14. The method according to claim 2, further comprising:

activating or using the reconfigured first UL bandwidth part after sending a Msg1.

15. The method according to claim 2, further comprising:

activating or using the second UL bandwidth part after sending a Msg1.

16. The method according to claim 12, wherein the first-type message comprises at least one of a system information block 1 (SIB1), other system information (OSI), or a paging message.

17-30. (canceled)

31. An apparatus for activating a bandwidth part, comprising:

at least one processor; and

a memory configured to store instructions executable by the at least one processor:

wherein the instructions cause the at least one processor to:

determine to use a reconfigured first bandwidth part or determine to use a second bandwidth part.

32-36. (canceled)

37. The apparatus according to claim 31, wherein a first bandwidth part comprises a first downlink (DL) bandwidth part and/or a first uplink (UL) bandwidth part, and the second bandwidth part comprises a second DL bandwidth part and/or a second UL bandwidth part.

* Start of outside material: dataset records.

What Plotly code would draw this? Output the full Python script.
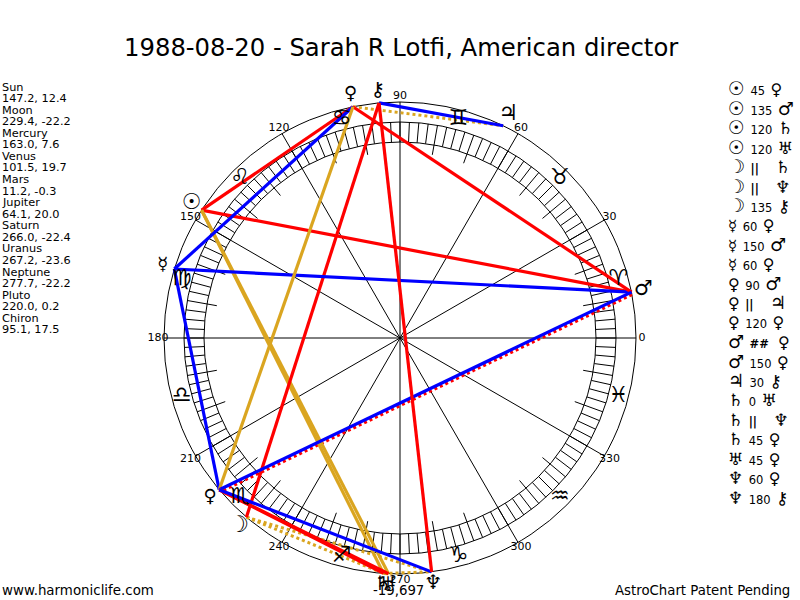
import plotly.graph_objects as go

FONT = "DejaVu Sans"
W, H = 800, 600
CX, CY, R = 400, 338, 236
R_MAX = 260  # room for the glyphs outside the wheel
DOT_SHIFT = 0.6  # the contra-parallel dots sit just below the blue line

# Planet table
planet_names = ["Sun", "Moon", "Mercury", "Venus", "Mars", "Jupiter", "Saturn", "Uranus", "Neptune", "Pluto", "Chiron"]
planet_glyphs = ["☉", "☽", "☿", "♀", "♂", "♃", "♄", "♅", "♆", "♀", "⚷"]
longitudes = [147.2, 229.4, 163.0, 101.5, 11.2, 64.1, 266.0, 267.2, 277.7, 220.0, 95.1]
declinations = [12.4, -22.2, 7.6, 19.7, -0.3, 20.0, -22.4, -23.6, -22.2, 0.2, 17.5]

# Aspects: first planet, label, second planet
aspect_a = ["Sun", "Sun", "Sun", "Sun", "Moon", "Moon", "Moon", "Mercury", "Mercury", "Mercury", "Venus",
            "Venus", "Venus", "Mars", "Mars", "Jupiter", "Saturn", "Saturn", "Saturn", "Uranus", "Neptune", "Neptune"]
aspect_lbl = ["45", "135", "120", "120", "||", "||", "135", "60", "150", "60", "90",
              "||", "120", "#", "150", "30", "0", "||", "45", "45", "60", "180"]
aspect_b = ["Venus", "Mars", "Saturn", "Uranus", "Saturn", "Neptune", "Chiron", "Venus", "Mars", "Pluto", "Mars",
            "Jupiter", "Pluto", "Pluto", "Pluto", "Chiron", "Uranus", "Neptune", "Pluto", "Pluto", "Pluto", "Chiron"]

zodiac_glyphs = ["♈", "♉", "♊", "♋", "♌", "♍", "♎", "♏", "♐", "♑", "♒", "♓"]
zodiac_mid = [15, 45, 75, 105, 135, 165, 195, 225, 255, 285, 315, 345]
degree_ticks = [0, 30, 60, 90, 120, 150, 180, 210, 240, 270, 300, 330]

pos = dict(zip(planet_names, longitudes))
glyph = dict(zip(planet_names, planet_glyphs))

# Sun and Moon are heavier in the original, Venus-like glyphs narrower
WHEEL_SIZE = {"☉": 22, "☽": 23, "☿": 18, "♀": 18, "♂": 21, "♃": 22}
LIST_SIZE = {"☉": 19, "☽": 19, "☿": 15, "♀": 16, "♂": 18, "♃": 18}
BOLD = ("☉", "☽")


def heavy(g):
    return "<b>" + g + "</b>" if g in BOLD else g


def aspect_style(label):
    if label in ("||", "#"):
        return dict(color="#daa520" if label == "||" else "#ff0000", width=3, dash="dot")
    if label in ("45", "90", "135", "180"):
        return dict(color="#ff0000", width=3.2)
    if label in ("30", "60", "150"):
        return dict(color="#0000ff", width=3.2)
    return dict(color="#daa520", width=3.2)


fig = go.Figure()

# Spokes, and band ticks every 2.5 degrees, longer every 10
line_r, line_t = [], []
for d in degree_ticks:
    line_r += [0, R, None]
    line_t += [d, d, None]
for i in range(144):
    a = i * 2.5
    inner = 186 if a % 10 == 0 and a % 30 != 0 else 196
    line_r += [inner, 216, None]
    line_t += [a, a, None]
fig.add_trace(go.Scatterpolar(r=line_r, theta=line_t, mode="lines", line=dict(color="black", width=1),
                              connectgaps=False, hoverinfo="skip"))

# Aspect lines, dotted ones first so the solid lines lie on top
order = sorted(zip(aspect_a, aspect_lbl, aspect_b), key=lambda row: row[1] not in ("||", "#"))
for a, lbl, b in order:
    shift = DOT_SHIFT if lbl == "#" else 0
    fig.add_trace(go.Scatterpolar(r=[R, R], theta=[pos[a] - shift, pos[b] + shift], mode="lines",
                                  line=aspect_style(lbl), name=a + " " + lbl + " " + b))

# Glyphs around the wheel
fig.add_trace(go.Scatterpolar(r=[226] * 12, theta=zodiac_mid, mode="text", text=zodiac_glyphs,
                              textposition="middle center", textfont=dict(family=FONT, size=22, color="black")))
fig.add_trace(go.Scatterpolar(r=[248] * 11, theta=longitudes, mode="text", text=[heavy(g) for g in planet_glyphs],
                              textposition="middle center",
                              textfont=dict(family=FONT, size=[WHEEL_SIZE.get(g, 20) for g in planet_glyphs],
                                            color="black")))
fig.add_trace(go.Scatterpolar(r=[242] * 12, theta=degree_ticks, mode="text", text=[str(d) for d in degree_ticks],
                              textposition="middle center", textfont=dict(family=FONT, size=11, color="black")))

annots = []


def label(x, y, text, size, anchor="left"):
    annots.append(dict(x=x / W, y=1 - y / H, xref="paper", yref="paper", text=text, showarrow=False,
                       xanchor=anchor, yanchor="middle", align=anchor, borderpad=0, borderwidth=0,
                       font=dict(family=FONT, size=size, color="black")))


def sized(g):
    return '<span style="font-size:%dpx">%s</span>' % (LIST_SIZE.get(g, 17), heavy(g))


label(401, 48, "1988-08-20 - Sarah R Lotfi, American director", 24.3, "center")
label(398, 590, "-19,697", 13.3, "center")
label(2, 590, "www.harmoniclife.com", 13.4)
label(790, 590, "AstroChart Patent Pending", 13.3, "right")

# Left column
y = 87
for name, lon, dec in zip(planet_names, longitudes, declinations):
    label(2, y, name, 11.3)
    label(2, y + 11.57, f"{lon:.1f}, {dec:.1f}", 11.3)
    y += 23.14

# Right column
for i, (a, lbl, b) in enumerate(zip(aspect_a, aspect_lbl, aspect_b)):
    mid = {"||": "<b>||</b>\u00a0\u00a0\u00a0", "#": "<b>##</b>\u00a0"}.get(lbl, lbl)
    txt = sized(glyph[a]) + '\u00a0<span style="font-size:11.5px">' + mid + "</span>\u00a0" + sized(glyph[b])
    label(728, 88 + i * 19.52, txt, 17)

fig.update_layout(
    width=W, height=H, showlegend=False, paper_bgcolor="white", annotations=annots,
    margin=dict(l=0, r=0, t=0, b=0),
    polar=dict(
        domain=dict(x=[(CX - R_MAX) / W, (CX + R_MAX) / W], y=[1 - (CY + R_MAX) / H, 1 - (CY - R_MAX) / H]),
        bgcolor="white",
        radialaxis=dict(range=[0, R_MAX], tickvals=[196, 216, R], showticklabels=False, ticks="", showline=False,
                        gridcolor="black", gridwidth=1),
        angularaxis=dict(rotation=0, direction="counterclockwise", showticklabels=False, showgrid=False,
                         ticks="", showline=False),
    ),
)

# The page's default 8px body margin would push the figure off the 800x600 window
fig.write_html("out.html", config=dict(displayModeBar=False), post_script="document.body.style.margin='0';")
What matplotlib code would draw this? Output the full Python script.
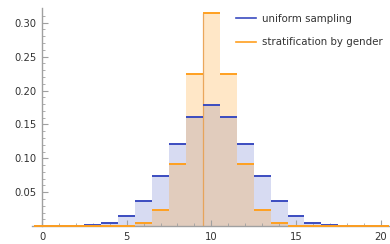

38. A non-transitory computer-readable storage medium, wherein the computer-readable storage medium stores computer program instructions thereon, the computer program instructions, when being executed by a processor, are configured to:

determine to use a reconfigured first bandwidth part or determine to use a second bandwidth part.

39. The non-transitory computer-readable storage medium according to claim 38, wherein a first bandwidth part comprises a first downlink (DL) bandwidth part and/or a first uplink (UL) bandwidth part, and the second bandwidth part comprises a second DL bandwidth part and/or a second UL bandwidth part.